Boy Scouts of America has been making changes on the national level to be more inclusive. On Feb. 1, the previously all-male group officially began accepting girls into its program for youths ages 11 through 17. To coincide with its new model, the Scouting program for youths in this age group has been renamed Scouts BSA.

In 2018, the organization began allowing girls to join the previously all-male Cub Scouts, for children in kindergarten through fifth grade. At that time about 20 girls joined Cubs in the Salt Lake Valley.

BSA voted in 2015 to admit openly gay leaders into its ranks. The LDS Church has allowed — and does allow — openly gay members to serve in church assignments, including Scouts, if these members are deemed to be living the faith’s standards of not acting on their same-sex attractions.
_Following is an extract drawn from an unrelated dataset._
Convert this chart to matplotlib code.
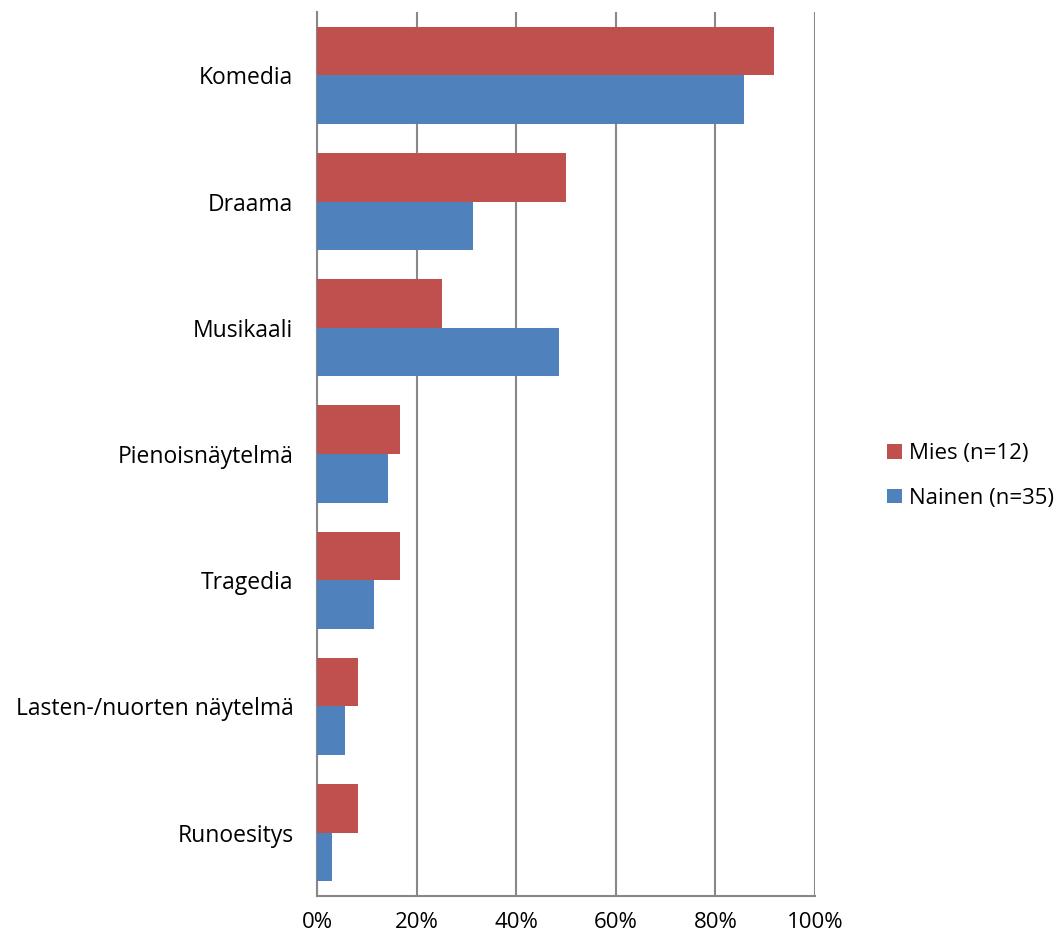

The BSA policy makes no such distinction between “openly gay” and “sexually active gay leaders," which troubled Latter-day Saint leaders.

“Our priority is to provide a strong Scouting program for the youth and communities we serve across Salt Lake City,” Downing said in a separate statement, emailed to The Salt Lake Tribune on Thursday. “We take all staffing decisions very seriously and we always consider what is best for our youth members, staff and volunteers.”

The decision, he wrote, “was the result of a careful reevaluation of our current needs and resources, and it puts us in a strong position to continue delivering the Scouting program in a way that best meets the needs of the communities we serve.”